If so, you have me to blame, because I was one of the people who invented the damn thing. But I can explain everything …

The first professional software project I worked on was Microsoft’s instant messenger client, saddled with the unwieldy name “MSN Messenger Service”—chosen by the same marketing experts that gave us Zune, Microsoft Bob, and .NET My Services. It shipped back in 1999 after a few years of development. During that time one of the issues that the team discussed was Gee, wouldn’t it be nice to know whether or not the other person is responding, or waiting for you to say something?
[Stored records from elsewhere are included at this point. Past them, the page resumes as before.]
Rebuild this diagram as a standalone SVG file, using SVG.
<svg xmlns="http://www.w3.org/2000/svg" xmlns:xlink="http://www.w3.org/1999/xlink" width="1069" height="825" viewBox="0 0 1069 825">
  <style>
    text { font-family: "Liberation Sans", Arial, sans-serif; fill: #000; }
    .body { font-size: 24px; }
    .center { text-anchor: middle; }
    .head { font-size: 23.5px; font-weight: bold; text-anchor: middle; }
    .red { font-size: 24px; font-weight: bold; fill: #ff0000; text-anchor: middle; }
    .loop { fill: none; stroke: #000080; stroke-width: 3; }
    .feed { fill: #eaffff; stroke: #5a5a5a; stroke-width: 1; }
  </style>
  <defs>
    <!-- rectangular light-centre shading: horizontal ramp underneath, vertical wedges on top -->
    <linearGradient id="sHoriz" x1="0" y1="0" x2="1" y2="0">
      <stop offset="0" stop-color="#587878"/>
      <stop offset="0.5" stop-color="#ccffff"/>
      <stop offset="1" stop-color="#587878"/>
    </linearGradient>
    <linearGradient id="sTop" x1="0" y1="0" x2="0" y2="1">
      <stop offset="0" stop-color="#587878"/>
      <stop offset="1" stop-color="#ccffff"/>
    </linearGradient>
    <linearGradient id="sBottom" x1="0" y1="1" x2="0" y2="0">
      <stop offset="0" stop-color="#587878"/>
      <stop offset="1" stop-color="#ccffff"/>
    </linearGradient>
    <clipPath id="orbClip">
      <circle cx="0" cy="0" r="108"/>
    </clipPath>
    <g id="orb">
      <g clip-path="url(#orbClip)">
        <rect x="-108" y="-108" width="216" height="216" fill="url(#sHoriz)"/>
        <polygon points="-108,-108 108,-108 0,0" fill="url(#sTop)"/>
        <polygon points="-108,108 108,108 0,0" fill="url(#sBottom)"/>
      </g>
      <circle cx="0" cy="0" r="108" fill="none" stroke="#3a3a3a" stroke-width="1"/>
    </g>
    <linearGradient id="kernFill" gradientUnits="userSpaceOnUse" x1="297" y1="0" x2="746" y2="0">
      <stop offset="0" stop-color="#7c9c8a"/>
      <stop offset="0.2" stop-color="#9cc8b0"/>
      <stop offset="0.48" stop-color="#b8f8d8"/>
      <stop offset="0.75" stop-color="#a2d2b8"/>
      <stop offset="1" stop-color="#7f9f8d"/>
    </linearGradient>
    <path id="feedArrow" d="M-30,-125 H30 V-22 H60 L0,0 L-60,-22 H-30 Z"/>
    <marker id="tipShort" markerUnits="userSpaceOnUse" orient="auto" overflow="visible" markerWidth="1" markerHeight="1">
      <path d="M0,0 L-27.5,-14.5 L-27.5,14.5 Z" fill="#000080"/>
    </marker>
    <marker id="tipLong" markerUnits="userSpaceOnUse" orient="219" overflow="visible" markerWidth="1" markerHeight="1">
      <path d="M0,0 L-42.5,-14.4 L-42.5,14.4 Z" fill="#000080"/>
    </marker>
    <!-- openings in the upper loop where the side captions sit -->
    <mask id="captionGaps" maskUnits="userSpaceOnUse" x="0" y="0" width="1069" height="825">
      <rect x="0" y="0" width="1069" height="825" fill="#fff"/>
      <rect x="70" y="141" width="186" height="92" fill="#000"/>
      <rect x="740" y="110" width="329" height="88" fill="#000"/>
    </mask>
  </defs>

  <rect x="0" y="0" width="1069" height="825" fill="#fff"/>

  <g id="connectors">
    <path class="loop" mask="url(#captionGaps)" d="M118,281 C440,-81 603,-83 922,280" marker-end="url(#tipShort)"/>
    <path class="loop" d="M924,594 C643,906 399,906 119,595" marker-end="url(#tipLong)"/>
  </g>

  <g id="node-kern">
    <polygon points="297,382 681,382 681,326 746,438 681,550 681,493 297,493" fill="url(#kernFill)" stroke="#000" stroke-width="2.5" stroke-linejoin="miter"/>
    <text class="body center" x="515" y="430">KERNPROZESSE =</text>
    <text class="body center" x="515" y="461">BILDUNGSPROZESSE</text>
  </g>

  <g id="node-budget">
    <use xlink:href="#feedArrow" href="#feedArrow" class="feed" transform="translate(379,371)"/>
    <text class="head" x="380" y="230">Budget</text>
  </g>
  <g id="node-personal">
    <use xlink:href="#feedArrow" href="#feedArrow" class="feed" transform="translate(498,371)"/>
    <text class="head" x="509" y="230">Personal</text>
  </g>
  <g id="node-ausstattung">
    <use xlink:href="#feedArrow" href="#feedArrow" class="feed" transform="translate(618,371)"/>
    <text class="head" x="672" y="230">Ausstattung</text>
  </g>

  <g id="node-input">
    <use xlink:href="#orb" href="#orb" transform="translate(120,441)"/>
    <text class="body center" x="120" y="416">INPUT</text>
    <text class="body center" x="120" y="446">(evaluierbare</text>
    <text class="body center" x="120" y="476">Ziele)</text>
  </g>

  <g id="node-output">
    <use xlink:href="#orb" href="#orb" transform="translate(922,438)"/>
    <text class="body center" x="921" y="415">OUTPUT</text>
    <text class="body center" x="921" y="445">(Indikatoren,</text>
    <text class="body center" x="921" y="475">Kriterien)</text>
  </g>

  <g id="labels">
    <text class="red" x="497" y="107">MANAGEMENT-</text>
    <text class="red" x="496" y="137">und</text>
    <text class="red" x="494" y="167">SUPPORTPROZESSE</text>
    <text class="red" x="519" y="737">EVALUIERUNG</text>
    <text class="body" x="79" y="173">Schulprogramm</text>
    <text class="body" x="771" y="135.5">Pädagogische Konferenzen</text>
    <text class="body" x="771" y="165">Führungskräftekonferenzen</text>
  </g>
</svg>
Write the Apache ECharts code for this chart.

Back then, chatting in real time via text was for most people a very new thing. A good chunk of communication is knowing when it is and isn’t your turn to speak (another chunk is vocal nuance, which is partly addressed by emoticons); on a half-duplex line (where only one person can speak at a time) like a walkie-talkie, you really do have to say “over” to make sure your partner doesn’t miss anything. But latent full-duplex (where people can talk at the same time but transmission is delayed until you, say, hit Enter), like instant messaging, has its own problems. If your chat partner’s gone silent, it might be hard to know whether they were typing some huge message or if she was waiting for you to say something. We couldn’t enforce any particular etiquette among users, hence the typing indicator.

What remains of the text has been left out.